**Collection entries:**
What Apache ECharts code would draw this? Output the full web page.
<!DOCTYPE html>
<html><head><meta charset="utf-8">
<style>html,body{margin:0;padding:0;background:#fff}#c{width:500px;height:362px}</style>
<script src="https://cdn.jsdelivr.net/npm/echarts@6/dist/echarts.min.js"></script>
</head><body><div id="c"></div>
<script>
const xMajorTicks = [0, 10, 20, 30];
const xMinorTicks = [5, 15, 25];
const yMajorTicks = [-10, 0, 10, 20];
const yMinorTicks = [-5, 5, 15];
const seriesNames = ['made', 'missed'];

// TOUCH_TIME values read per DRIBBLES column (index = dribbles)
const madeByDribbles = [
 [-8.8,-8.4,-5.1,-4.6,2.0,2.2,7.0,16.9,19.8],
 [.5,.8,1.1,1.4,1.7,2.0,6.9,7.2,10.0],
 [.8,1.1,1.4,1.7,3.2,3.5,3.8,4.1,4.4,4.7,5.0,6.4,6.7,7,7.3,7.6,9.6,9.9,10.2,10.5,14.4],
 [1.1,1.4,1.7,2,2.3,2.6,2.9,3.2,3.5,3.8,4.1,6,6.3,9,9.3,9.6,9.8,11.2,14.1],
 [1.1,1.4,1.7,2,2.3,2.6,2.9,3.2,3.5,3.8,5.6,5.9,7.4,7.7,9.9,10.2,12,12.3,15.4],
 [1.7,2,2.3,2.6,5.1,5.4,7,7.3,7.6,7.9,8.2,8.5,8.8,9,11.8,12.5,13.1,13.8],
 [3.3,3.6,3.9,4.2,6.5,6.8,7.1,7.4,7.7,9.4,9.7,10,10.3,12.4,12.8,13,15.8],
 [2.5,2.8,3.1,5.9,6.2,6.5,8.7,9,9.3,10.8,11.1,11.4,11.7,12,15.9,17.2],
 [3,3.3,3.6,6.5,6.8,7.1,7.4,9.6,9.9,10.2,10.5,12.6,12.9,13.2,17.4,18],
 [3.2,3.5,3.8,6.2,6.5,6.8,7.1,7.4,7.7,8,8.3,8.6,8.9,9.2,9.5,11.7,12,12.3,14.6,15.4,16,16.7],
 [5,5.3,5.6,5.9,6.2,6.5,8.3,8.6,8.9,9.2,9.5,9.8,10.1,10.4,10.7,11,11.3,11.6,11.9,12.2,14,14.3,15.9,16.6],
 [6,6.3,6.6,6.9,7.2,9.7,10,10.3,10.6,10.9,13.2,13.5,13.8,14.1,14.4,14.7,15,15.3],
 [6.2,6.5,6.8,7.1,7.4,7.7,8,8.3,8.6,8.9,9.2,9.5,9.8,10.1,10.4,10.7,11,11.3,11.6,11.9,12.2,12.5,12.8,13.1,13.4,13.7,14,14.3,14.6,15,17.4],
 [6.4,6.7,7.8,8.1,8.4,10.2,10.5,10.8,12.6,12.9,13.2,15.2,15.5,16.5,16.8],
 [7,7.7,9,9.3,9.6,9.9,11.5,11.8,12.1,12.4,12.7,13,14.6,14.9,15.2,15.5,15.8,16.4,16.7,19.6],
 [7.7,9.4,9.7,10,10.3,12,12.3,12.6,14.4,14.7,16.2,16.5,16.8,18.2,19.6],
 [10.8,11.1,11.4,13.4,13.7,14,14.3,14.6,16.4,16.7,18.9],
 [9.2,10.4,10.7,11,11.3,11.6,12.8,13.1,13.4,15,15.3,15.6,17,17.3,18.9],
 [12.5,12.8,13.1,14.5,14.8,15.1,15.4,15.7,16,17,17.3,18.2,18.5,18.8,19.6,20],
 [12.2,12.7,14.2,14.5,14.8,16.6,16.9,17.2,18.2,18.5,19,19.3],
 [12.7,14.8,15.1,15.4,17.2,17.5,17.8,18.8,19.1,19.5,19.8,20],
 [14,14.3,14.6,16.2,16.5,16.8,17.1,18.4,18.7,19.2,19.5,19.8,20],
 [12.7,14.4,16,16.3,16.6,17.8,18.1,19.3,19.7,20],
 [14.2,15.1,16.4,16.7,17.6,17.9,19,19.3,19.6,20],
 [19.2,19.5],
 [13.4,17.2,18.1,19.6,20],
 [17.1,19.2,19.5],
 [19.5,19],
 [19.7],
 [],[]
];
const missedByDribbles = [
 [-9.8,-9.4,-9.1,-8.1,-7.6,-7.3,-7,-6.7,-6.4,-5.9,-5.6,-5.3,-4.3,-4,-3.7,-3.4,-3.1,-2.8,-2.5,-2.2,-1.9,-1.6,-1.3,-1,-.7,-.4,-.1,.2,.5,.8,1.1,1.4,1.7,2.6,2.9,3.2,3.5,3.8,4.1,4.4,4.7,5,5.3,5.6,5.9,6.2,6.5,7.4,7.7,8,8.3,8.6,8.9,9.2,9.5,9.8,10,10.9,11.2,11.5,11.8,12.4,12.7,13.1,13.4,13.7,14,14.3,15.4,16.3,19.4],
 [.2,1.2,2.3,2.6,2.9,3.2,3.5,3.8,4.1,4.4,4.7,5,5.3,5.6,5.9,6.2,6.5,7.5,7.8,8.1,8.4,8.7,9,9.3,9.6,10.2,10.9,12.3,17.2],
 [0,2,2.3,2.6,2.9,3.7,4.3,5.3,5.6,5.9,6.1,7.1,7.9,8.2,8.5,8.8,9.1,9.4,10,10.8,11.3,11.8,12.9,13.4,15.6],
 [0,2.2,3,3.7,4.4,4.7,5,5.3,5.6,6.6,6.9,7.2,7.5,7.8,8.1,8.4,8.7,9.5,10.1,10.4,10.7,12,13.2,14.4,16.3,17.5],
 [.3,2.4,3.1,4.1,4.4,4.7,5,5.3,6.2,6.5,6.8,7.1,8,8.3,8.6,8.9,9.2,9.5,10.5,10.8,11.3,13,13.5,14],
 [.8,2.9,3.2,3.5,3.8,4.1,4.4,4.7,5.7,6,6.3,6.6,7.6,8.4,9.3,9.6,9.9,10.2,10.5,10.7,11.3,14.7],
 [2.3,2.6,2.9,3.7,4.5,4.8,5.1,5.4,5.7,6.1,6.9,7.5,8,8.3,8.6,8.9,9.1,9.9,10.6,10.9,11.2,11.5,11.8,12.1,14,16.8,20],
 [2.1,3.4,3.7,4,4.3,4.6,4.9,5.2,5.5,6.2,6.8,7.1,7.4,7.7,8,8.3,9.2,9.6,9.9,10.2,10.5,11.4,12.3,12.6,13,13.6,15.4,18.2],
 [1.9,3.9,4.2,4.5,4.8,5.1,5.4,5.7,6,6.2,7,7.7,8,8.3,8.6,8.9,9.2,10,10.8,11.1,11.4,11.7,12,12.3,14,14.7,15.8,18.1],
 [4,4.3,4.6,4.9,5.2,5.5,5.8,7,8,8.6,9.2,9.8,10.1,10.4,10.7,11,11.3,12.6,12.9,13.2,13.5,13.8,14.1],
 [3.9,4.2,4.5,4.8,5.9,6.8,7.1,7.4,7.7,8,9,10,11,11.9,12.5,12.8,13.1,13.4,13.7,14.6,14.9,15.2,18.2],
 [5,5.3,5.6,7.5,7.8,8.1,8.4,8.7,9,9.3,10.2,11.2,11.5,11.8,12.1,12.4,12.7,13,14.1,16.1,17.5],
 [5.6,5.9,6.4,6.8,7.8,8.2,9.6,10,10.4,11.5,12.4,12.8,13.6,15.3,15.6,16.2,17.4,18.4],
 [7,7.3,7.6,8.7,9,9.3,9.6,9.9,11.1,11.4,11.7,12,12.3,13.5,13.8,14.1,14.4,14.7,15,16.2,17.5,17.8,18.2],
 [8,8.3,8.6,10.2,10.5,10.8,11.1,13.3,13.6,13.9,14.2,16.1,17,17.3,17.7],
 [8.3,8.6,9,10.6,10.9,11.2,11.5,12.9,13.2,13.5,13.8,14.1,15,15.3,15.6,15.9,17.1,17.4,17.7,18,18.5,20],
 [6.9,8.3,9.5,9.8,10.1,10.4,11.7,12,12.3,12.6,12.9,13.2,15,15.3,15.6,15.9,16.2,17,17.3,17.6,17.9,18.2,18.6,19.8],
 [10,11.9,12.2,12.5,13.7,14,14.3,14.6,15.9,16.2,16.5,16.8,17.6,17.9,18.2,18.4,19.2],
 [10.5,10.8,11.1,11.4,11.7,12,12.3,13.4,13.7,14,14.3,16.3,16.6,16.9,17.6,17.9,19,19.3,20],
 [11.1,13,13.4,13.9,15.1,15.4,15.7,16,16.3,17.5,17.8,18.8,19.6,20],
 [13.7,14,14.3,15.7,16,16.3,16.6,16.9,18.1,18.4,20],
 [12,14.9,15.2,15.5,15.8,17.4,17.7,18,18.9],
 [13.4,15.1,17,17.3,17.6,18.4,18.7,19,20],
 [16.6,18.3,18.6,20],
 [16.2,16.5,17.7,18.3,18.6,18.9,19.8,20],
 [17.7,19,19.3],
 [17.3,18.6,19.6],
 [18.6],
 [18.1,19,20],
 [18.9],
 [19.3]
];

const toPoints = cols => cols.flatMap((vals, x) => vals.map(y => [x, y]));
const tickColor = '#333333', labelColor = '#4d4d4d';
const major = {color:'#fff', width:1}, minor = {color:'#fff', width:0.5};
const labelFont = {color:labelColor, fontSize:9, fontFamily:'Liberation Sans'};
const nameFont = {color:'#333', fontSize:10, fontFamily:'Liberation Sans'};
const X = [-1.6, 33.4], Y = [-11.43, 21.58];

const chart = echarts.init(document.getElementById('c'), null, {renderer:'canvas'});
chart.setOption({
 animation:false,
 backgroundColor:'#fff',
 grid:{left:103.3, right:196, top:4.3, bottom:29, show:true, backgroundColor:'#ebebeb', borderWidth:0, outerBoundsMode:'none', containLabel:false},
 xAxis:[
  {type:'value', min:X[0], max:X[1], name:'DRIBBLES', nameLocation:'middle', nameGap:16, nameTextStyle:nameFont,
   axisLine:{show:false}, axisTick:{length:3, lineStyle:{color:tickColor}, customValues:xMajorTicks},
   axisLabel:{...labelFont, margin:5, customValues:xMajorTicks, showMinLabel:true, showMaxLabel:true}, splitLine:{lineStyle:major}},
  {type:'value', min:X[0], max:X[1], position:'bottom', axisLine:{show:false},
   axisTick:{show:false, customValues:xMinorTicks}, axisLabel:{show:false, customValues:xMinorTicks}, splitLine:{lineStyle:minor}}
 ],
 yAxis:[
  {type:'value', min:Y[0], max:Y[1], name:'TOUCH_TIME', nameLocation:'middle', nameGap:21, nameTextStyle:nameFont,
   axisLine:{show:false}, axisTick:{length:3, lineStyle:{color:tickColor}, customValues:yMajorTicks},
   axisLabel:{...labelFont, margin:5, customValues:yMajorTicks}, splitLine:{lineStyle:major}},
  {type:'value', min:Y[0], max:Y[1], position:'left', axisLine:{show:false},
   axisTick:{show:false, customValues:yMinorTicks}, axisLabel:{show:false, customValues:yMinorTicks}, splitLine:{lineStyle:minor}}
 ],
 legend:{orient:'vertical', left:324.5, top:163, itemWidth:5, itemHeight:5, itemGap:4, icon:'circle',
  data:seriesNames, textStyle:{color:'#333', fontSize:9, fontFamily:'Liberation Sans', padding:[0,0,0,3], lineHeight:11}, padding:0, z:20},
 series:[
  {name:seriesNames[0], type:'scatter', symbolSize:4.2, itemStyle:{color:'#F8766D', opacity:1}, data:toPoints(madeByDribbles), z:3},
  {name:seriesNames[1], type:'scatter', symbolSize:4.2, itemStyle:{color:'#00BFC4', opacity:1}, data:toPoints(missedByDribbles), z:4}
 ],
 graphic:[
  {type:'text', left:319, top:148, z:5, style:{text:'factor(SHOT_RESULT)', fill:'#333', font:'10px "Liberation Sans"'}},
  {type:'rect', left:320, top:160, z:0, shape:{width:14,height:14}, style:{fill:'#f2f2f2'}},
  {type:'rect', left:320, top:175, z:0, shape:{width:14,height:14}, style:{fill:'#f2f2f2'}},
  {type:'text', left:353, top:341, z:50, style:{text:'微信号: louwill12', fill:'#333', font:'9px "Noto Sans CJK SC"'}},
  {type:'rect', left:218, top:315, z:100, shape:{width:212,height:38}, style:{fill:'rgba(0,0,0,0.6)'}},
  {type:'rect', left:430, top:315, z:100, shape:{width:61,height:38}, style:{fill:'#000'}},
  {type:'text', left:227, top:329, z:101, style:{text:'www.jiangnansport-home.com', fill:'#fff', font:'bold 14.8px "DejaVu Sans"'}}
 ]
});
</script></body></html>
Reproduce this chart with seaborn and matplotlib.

**WRITTEN INSTRUCTION:** Exact reproduction is required: output the lines from the start of the entries above through the line with "const seriesNames = ['made', 'missed'];".

**RESPONSE FOR THIS EXERCISE:**
What Apache ECharts code would draw this? Output the full web page.
<!DOCTYPE html>
<html><head><meta charset="utf-8">
<style>html,body{margin:0;padding:0;background:#fff}#c{width:500px;height:362px}</style>
<script src="https://cdn.jsdelivr.net/npm/echarts@6/dist/echarts.min.js"></script>
</head><body><div id="c"></div>
<script>
const xMajorTicks = [0, 10, 20, 30];
const xMinorTicks = [5, 15, 25];
const yMajorTicks = [-10, 0, 10, 20];
const yMinorTicks = [-5, 5, 15];
const seriesNames = ['made', 'missed'];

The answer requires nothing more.